Marcel Gustav Baumann-Bodenheim | |
---|---|
Born | January 26, 1920 |
Died | February 18, 1996 | (aged 76)
Citizenship | Switzerland |
Known for | Botanist in New Caledonia |
Marcel Gustav Baumann-Bodenheim (January 26, 1920 – February 18, 1996) was a Swiss botanist.[1] His botanical author abbreviation is "Baum.-Bod."[2]
Baumann-Bodenheim was born January 26, 1920 in Baden in Germany the moved to Wettingen in Switzerland as a child and where he started studied to become a teacher.[3] He then attended the University of Zurich from 1940 until 1945 where he studied biology and obtained his doctorate in botany.[3]
He started his career in 1946 when he obtained a post as an exchange assistant at the National Herbarium of the Netherlands where he also met his wife to be.[4]

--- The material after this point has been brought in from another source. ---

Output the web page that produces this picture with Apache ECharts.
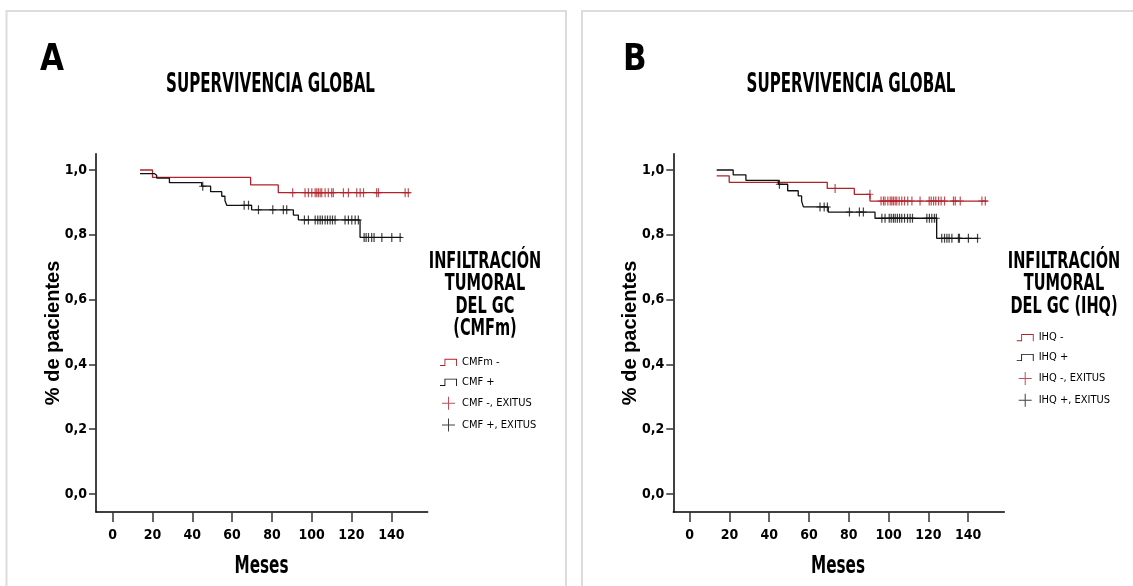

He travelled with his family to New Caledonia an archipelago in the Pacific Ocean from 1950 until 1952 for a research expedition.[3] He collected 80,000 specimens with around 15,500 herbarium specimens.[3] The collection took many more years to process than to collect with many new genera and species being described.[3] By 1988 he had complete the management of the collection and started working on producing the planted 24 volumes of Systematik der Flora von Neu-Caledonien.[3] His collection was large enough that is has been distributed to the herbariums of over 15 university's world wide.[3] He discovered five species of Nothofagus which filled in a gap in the know distribution between New Zealand and New Guinea.[4] He later took up teaching biology at a secondary school in Zurich but continued to work on the flora of New Caledonia in his personal time.[4]
He succumbed to Parkinson's disease and was forced to retire early and was bedbound for the last eight years of his life until his death February 18, 1996.[3] He died at his home in Herrliberg.[4] By his death he had completed 9 of his 24 planed volumes of Systematik der Flora von Neu-Caledonien.[4]